In: Accounting
Which measures are important when analyzing capital budgeting decisions? Why?
Important measures when analysing Capital Budgeting Decisions are as follows:
1. Payback period - It can be defined as how long will it take to get back the investment made in the project. We need to select such a project whose payback period is the shortest as it would define that we can get back out initial investment made in the project in the shortest span of time.
2. Net Present Value - It can be defined as the difference between cash inflows from the project and cash outflows from the project. A project will be considered viable only when its Net Present Value is positive or its Net Present Value is higher than the other alternatives. When Net Present Value is positive it would add value to the company and the shareholders would be benefitted.

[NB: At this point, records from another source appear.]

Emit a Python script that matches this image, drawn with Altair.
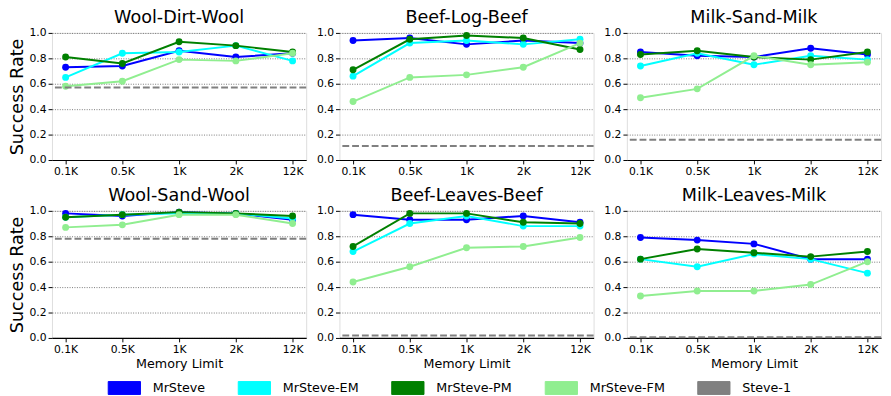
import altair as alt
import pandas as pd

mems = ["0.1K", "0.5K", "1K", "2K", "12K"]
models = ["MrSteve", "MrSteve-EM", "MrSteve-PM", "MrSteve-FM", "Steve-1"]
colors = ["#0000ff", "#00ffff", "#008000", "#90ee90", "#808080"]
tasks = ["Wool-Dirt-Wool", "Beef-Log-Beef", "Milk-Sand-Milk",
         "Wool-Sand-Wool", "Beef-Leaves-Beef", "Milk-Leaves-Milk"]

mrsteve = [
    [0.73, 0.74, 0.86, 0.81, 0.84],
    [0.94, 0.96, 0.91, 0.94, 0.92],
    [0.85, 0.82, 0.81, 0.88, 0.83],
    [0.98, 0.96, 0.99, 0.98, 0.93],
    [0.97, 0.93, 0.93, 0.96, 0.91],
    [0.79, 0.77, 0.74, 0.62, 0.62],
]
mrsteve_em = [
    [0.65, 0.84, 0.85, 0.90, 0.78],
    [0.66, 0.92, 0.94, 0.91, 0.95],
    [0.74, 0.84, 0.75, 0.82, 0.79],
    [0.95, 0.97, 0.98, 0.98, 0.94],
    [0.68, 0.90, 0.96, 0.88, 0.88],
    [0.62, 0.56, 0.66, 0.62, 0.51],
]
mrsteve_pm = [
    [0.81, 0.76, 0.93, 0.90, 0.85],
    [0.71, 0.95, 0.98, 0.96, 0.87],
    [0.83, 0.86, 0.81, 0.79, 0.85],
    [0.95, 0.97, 0.99, 0.98, 0.96],
    [0.72, 0.98, 0.98, 0.91, 0.90],
    [0.62, 0.70, 0.67, 0.64, 0.68],
]
mrsteve_fm = [
    [0.58, 0.62, 0.79, 0.78, 0.84],
    [0.46, 0.65, 0.67, 0.73, 0.92],
    [0.49, 0.56, 0.82, 0.75, 0.77],
    [0.87, 0.89, 0.97, 0.97, 0.90],
    [0.44, 0.56, 0.71, 0.72, 0.79],
    [0.33, 0.37, 0.37, 0.42, 0.60],
]
steve1 = [0.57, 0.11, 0.16, 0.78, 0.02, 0.005]

series = {"MrSteve": mrsteve, "MrSteve-EM": mrsteve_em,
          "MrSteve-PM": mrsteve_pm, "MrSteve-FM": mrsteve_fm}

rows = []
for ti, t in enumerate(tasks):
    for m, vals in series.items():
        for mi, mem in enumerate(mems):
            rows.append({"task": t, "model": m, "mem": mem, "val": vals[ti][mi]})
df = pd.DataFrame(rows)
sdf = pd.DataFrame({"task": tasks, "model": "Steve-1", "val": steve1})

FONT = "DejaVu Sans"
color_scale = alt.Scale(domain=models, range=colors)
legend = alt.Legend(
    orient="none", direction="horizontal", title=None,
    legendX=57, legendY=346,
    symbolType="M-1,-0.4H1V0.4H-1Z", symbolSize=1089,
    symbolStrokeColor="black", symbolStrokeWidth=1, symbolOpacity=1,
    labelFont=FONT, labelFontSize=13, labelColor="black",
    labelOffset=12, columnPadding=31,
)


def panel(i):
    t = tasks[i]
    left = (i % 3 == 0)
    bottom = (i >= 3)
    xax = alt.Axis(title="Memory Limit" if bottom else None, labelAngle=0,
                   labelFont=FONT, labelFontSize=11, labelColor="black",
                   titleFont=FONT, titleFontSize=13, titleFontWeight="normal",
                   titleColor="black", titlePadding=3,
                   domainColor="black", domainWidth=1.2, tickColor="black",
                   tickSize=4, labelPadding=2, grid=False)
    yax = alt.Axis(title="Success Rate" if left else None,
                   values=[0, 0.2, 0.4, 0.6, 0.8, 1.0], format=".1f",
                   labelOverlap=False,
                   labelFont=FONT, labelFontSize=11, labelColor="black",
                   titleFont=FONT, titleFontSize=18, titleFontWeight="normal",
                   titleColor="black", titlePadding=3,
                   domain=False, tickColor="black", tickSize=4, labelPadding=2,
                   grid=True, gridColor="#555555", gridDash=[1, 1.5],
                   gridWidth=0.8)
    x = alt.X("mem:N", sort=mems, scale=alt.Scale(type="point", padding=0.24),
              axis=xax)
    y = alt.Y("val:Q", scale=alt.Scale(domain=[0, 1], nice=False), axis=yax)
    col = alt.Color("model:N", scale=color_scale, legend=legend)
    layers = []
    sub = df[df.task == t]
    for m in models[:4]:
        d = sub[sub.model == m]
        base = alt.Chart(d)
        layers.append(base.mark_line(strokeWidth=2).encode(x=x, y=y, color=col))
        layers.append(base.mark_circle(size=50, opacity=1).encode(x=x, y=y, color=col))
    rule = alt.Chart(sdf[sdf.task == t]).mark_rule(
        strokeDash=[7, 3], strokeWidth=2).encode(y=y, color=col)
    layers.append(rule)
    return alt.layer(*layers).properties(
        width=260, height=130,
        title=alt.TitleParams(t, font=FONT, fontSize=18, fontWeight="normal",
                              color="black", offset=0))


row1 = alt.hconcat(panel(0), panel(1), panel(2), spacing=8)
row2 = alt.hconcat(panel(3), panel(4), panel(5), spacing=8)
chart = alt.vconcat(row1, row2, spacing=9).properties(
    padding={"left": 0, "top": -4, "right": 0, "bottom": 0}
).configure_view(stroke=None).configure(background="white")

chart.save("out.html", embed_options={"renderer": "svg", "actions": False})
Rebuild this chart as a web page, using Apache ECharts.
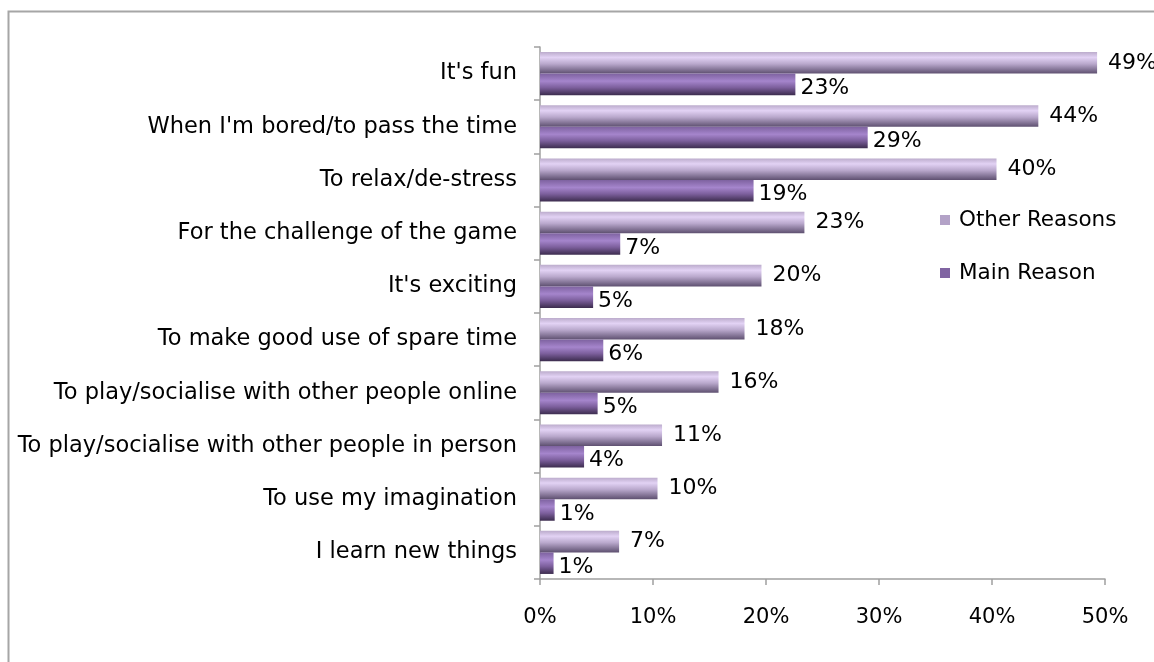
<!DOCTYPE html>
<html>
<head>
<meta charset="utf-8">
<title>Reasons for playing</title>
<script src="https://cdn.jsdelivr.net/npm/echarts@6/dist/echarts.min.js"></script>
<style>
  html, body { margin: 0; padding: 0; background: #fff; }
  #main { width: 1154px; height: 662px; }
</style>
</head>
<body>
<div id="main"></div>
<script>
var categories = [
  "It's fun",
  "When I'm bored/to pass the time",
  "To relax/de-stress",
  "For the challenge of the game",
  "It's exciting",
  "To make good use of spare time",
  "To play/socialise with other people online",
  "To play/socialise with other people in person",
  "To use my imagination",
  "I learn new things"
];
var otherReasons = [49.3, 44.1, 40.4, 23.4, 19.6, 18.1, 15.8, 10.8, 10.4, 7.0];
var mainReason = [22.6, 29.0, 18.9, 7.1, 4.7, 5.6, 5.1, 3.9, 1.3, 1.2];
var xTicks = [0, 10, 20, 30, 40, 50];

function init_echart_bar_reasons(container) {
  var chartDom = document.getElementById(container);
  var myChart = echarts.init(chartDom);
  var option;
  var font = "DejaVu Sans";

  option = {
    animation: false,
    backgroundColor: "#fff",
    textStyle: { fontFamily: font },
    graphic: [
      {
        // outer frame, runs off the right and bottom edges
        type: "rect",
        shape: { x: 8.5, y: 11.5, width: 1300, height: 800 },
        style: { fill: null, stroke: "#a6a6a6", lineWidth: 2 },
        silent: true
      }
    ],
    grid: {
      left: 540,
      right: 49,
      top: 47,
      bottom: 83,
      containLabel: false
    },
    legend: {
      orient: "vertical",
      left: 935,
      top: 204,
      itemGap: 31,
      itemWidth: 10,
      itemHeight: 10,
      icon: "rect",
      textStyle: { fontSize: 21.5, color: "#000", fontFamily: font, padding: [0, 0, 0, 4] },
      data: [
        { name: "Other Reasons", itemStyle: { color: "#b3a2c7" } },
        { name: "Main Reason", itemStyle: { color: "#8064a2" } }
      ]
    },
    xAxis: {
      type: "value",
      min: xTicks[0],
      max: xTicks[xTicks.length - 1],
      interval: 10,
      axisLine: { show: true, lineStyle: { color: "#a0a0a0", width: 1.5 } },
      axisTick: { show: true, length: 6, lineStyle: { color: "#a0a0a0", width: 1.5 } },
      splitLine: { show: false },
      axisLabel: {
        margin: 28,
        color: "#000",
        fontSize: 21,
        fontFamily: font,
        formatter: "{value}%"
      }
    },
    yAxis: {
      type: "category",
      inverse: true,
      data: categories,
      axisLine: { show: true, lineStyle: { color: "#a0a0a0", width: 1.5 } },
      axisTick: { show: true, length: 6, lineStyle: { color: "#a0a0a0", width: 1.5 } },
      axisLabel: {
        margin: 23,
        color: "#000",
        fontSize: 22.5,
        fontFamily: font
      }
    },
    series: [
      {
        name: "Other Reasons",
        type: "bar",
        data: otherReasons,
        barGap: "0%",
        barCategoryGap: "19%",
        itemStyle: {
          color: {
            type: "linear", x: 0, y: 0, x2: 0, y2: 1,
            colorStops: [
              { offset: 0, color: "#bcaccc" },
              { offset: 0.25, color: "#e2d2f4" },
              { offset: 0.55, color: "#b9a8cc" },
              { offset: 1, color: "#5e5070" }
            ]
          }
        },
        label: {
          show: true,
          position: "right",
          distance: 11,
          color: "#000",
          fontSize: 22,
          fontFamily: font,
          formatter: function (p) { return Math.round(p.value) + "%"; }
        }
      },
      {
        name: "Main Reason",
        type: "bar",
        data: mainReason,
        barGap: "0%",
        barCategoryGap: "19%",
        itemStyle: {
          color: {
            type: "linear", x: 0, y: 0, x2: 0, y2: 1,
            colorStops: [
              { offset: 0, color: "#7e62a0" },
              { offset: 0.35, color: "#a585cc" },
              { offset: 0.65, color: "#7c5f9c" },
              { offset: 1, color: "#3c2c4e" }
            ]
          }
        },
        label: {
          show: true,
          position: "right",
          distance: 5,
          offset: [0, 4],
          color: "#000",
          fontSize: 22,
          fontFamily: font,
          formatter: function (p) { return Math.round(p.value) + "%"; }
        }
      }
    ]
  };

  option && myChart.setOption(option);
  window.addEventListener("resize", function () {
    myChart.resize();
  });
}

init_echart_bar_reasons("main");
</script>
</body>
</html>
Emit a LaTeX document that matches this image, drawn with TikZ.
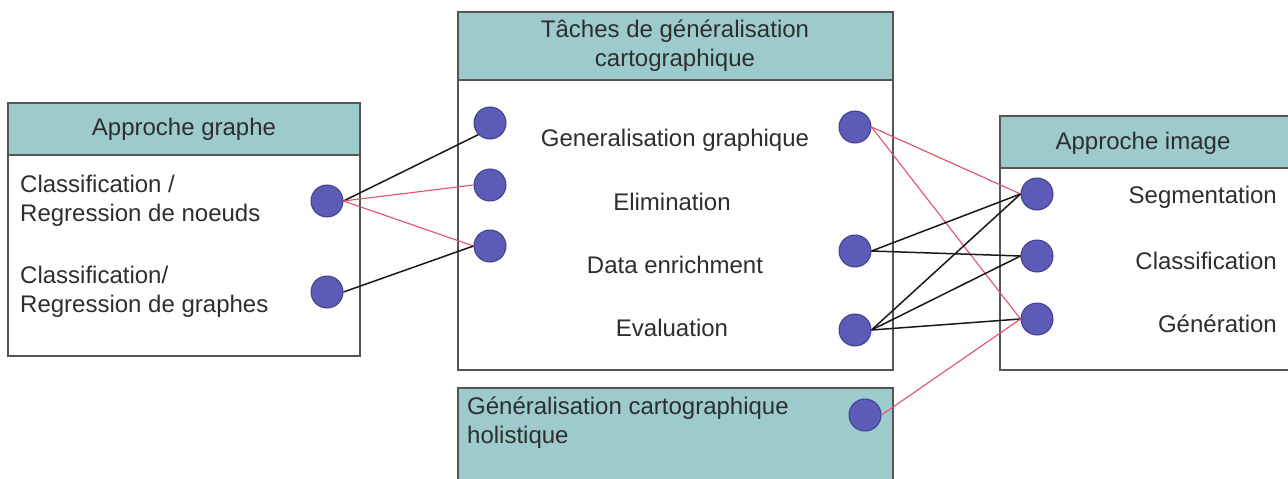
\documentclass[tikz,border=0pt]{standalone}
\usepackage{fontspec}
\setmainfont{Liberation Sans}
\usetikzlibrary{backgrounds}
\definecolor{hdr}{HTML}{9DCBCB}
\definecolor{dot}{HTML}{5C5CB8}
\definecolor{dotb}{HTML}{3F3F8A}
\definecolor{pinkline}{HTML}{E2506E}
\definecolor{frame}{HTML}{555555}
\definecolor{txt}{HTML}{2E2E2E}
\begin{document}
\begin{tikzpicture}[x=1pt,y=-1pt,
 dotn/.style={circle,fill=dot,draw=dotb,line width=1pt,minimum size=32pt,inner sep=0pt},
 lbl/.style={font=\fontsize{24}{29}\selectfont,text=txt,inner sep=0pt},
 blk/.style={draw=black!90,line width=1.5pt},
 rd/.style={draw=pinkline,line width=1.1pt},
 boxframe/.style={draw=frame,line width=1.5pt},
 hdrbox/.style={fill=hdr,draw=frame,line width=1.5pt},
]
\useasboundingbox (0,0) rectangle (1288,479);
\fill[white] (0,0) rectangle (1288,479);

% left box
\draw[boxframe,fill=white] (8,103) rectangle (360,356);
\draw[hdrbox] (8,103) rectangle (360,155);
\node[lbl] (hl) at (184,129) {Approche graphe};
\node[lbl,anchor=west,align=left] (tl1) at (20,201) {Classification /\\Regression de noeuds};
\node[lbl,anchor=west,align=left] (tl2) at (20,292) {Classification/\\Regression de graphes};

% middle box
\draw[boxframe,fill=white] (458,12) rectangle (893,370);
\draw[hdrbox] (458,12) rectangle (893,80);
\node[lbl,align=center] (hm) at (675,46) {Tâches de généralisation\\cartographique};
\node[lbl] (tm1) at (675,140) {Generalisation graphique};
\node[lbl] (tm2) at (672,202) {Elimination};
\node[lbl] (tm3) at (675,265) {Data enrichment};
\node[lbl] (tm4) at (672,328) {Evaluation};

% bottom box
\draw[hdrbox] (458,388) rectangle (893,495);
\node[lbl,anchor=west,align=left] (th) at (467,423) {Généralisation cartographique\\holistique};

% right box
\draw[boxframe,fill=white] (1000,116) rectangle (1300,370);
\draw[hdrbox] (1000,116) rectangle (1300,168);
\node[lbl] (hr) at (1143,143) {Approche image};
\node[lbl,anchor=east] (tr1) at (1277,197) {Segmentation};
\node[lbl,anchor=east] (tr2) at (1277,261) {Classification};
\node[lbl,anchor=east] (tr3) at (1277,324) {Génération};

% connectors (drawn first, dots on top)
\coordinate (L1) at (327,201);
\coordinate (L2) at (327,292);
\coordinate (M1) at (490,123);
\coordinate (M2) at (490,185);
\coordinate (M3) at (490,246);
\coordinate (R1) at (855,127);
\coordinate (R3) at (855,251);
\coordinate (R4) at (855,330);
\coordinate (H) at (865,415);
\coordinate (I1) at (1037,194);
\coordinate (I2) at (1037,256);
\coordinate (I3) at (1037,319);

\node[dotn] (dL1) at (L1) {};
\node[dotn] (dL2) at (L2) {};
\node[dotn] (dM1) at (M1) {};
\node[dotn] (dM2) at (M2) {};
\node[dotn] (dM3) at (M3) {};
\node[dotn] (dR1) at (R1) {};
\node[dotn] (dR3) at (R3) {};
\node[dotn] (dR4) at (R4) {};
\node[dotn] (dH) at (H) {};
\node[dotn] (dI1) at (I1) {};
\node[dotn] (dI2) at (I2) {};
\node[dotn] (dI3) at (I3) {};

\draw[blk] (dL1.east) -- (dM1.south west);
\draw[rd] (dL1.east) -- (dM2.west);
\draw[rd] (dL1.east) -- (dM3.west);
\draw[blk] (dL2.east) -- (dM3.west);
\draw[rd] (dR1.east) -- (dI1.west);
\draw[rd] (dR1.east) -- (dI3.west);
\draw[blk] (dR3.east) -- (dI1.west);
\draw[blk] (dR3.east) -- (dI2.west);
\draw[blk] (dR4.east) -- (dI1.west);
\draw[blk] (dR4.east) -- (dI2.west);
\draw[blk] (dR4.east) -- (dI3.west);
\draw[rd] (dH.east) -- (dI3.west);
\end{tikzpicture}
\end{document}
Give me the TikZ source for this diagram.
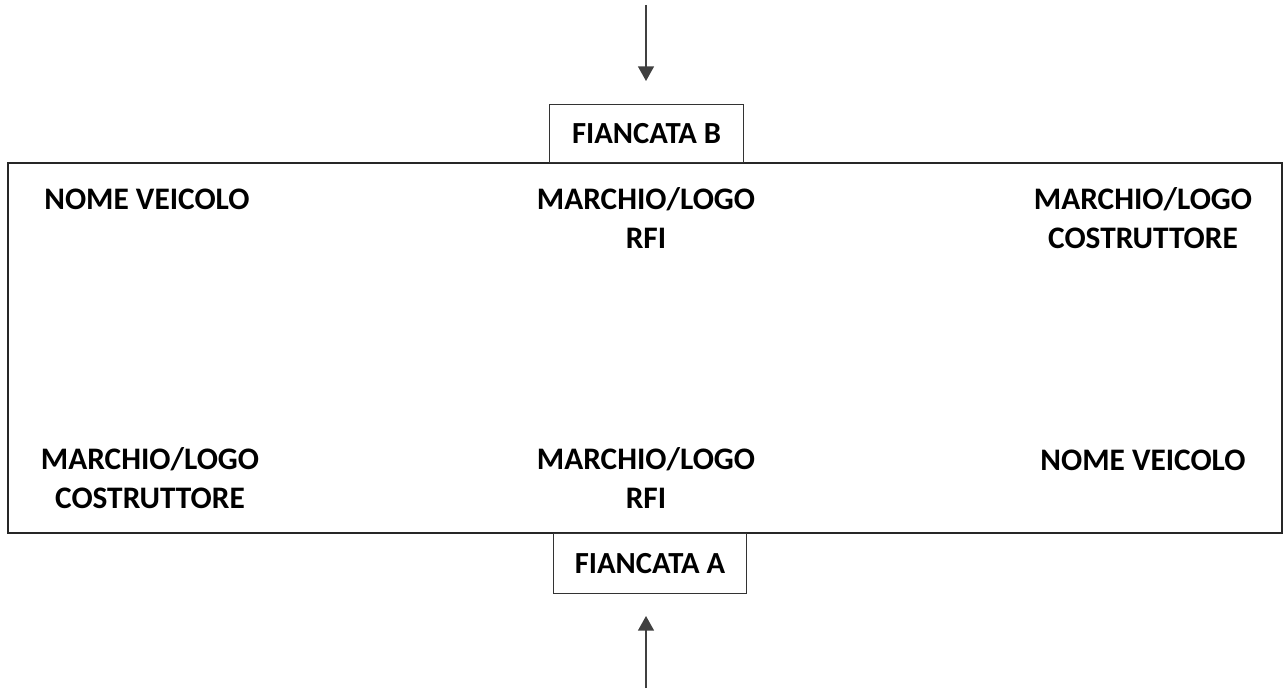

3. Internal Rate of Return - The internal rate of return is the discount rate at which Net Present Value of the project will be zero. Decision making in such cirmcumstances will depend on whether internal rate of return is greater than cost of financing or less than the cost of financing. If the internal rate of return is greater than cost of financing then investment should be made in the project, and vice versa.
4. Accounting rate of return : It is the method by which the profitability of a project is calculated. It is calculated by dividing income from the project with initial investment made in the project. It is the job of the management to set the minimum rate of return from a project and a project shall be accepted if the Accounting rate of return exceeds the minimum rate of return.
5. Profitability Index : It is the method to evaluate investment projects for their profitability. It is calculated by dividing present value of future cash flows with initial investment of the project, A project will only be accepted if Profitability index is greater than 1.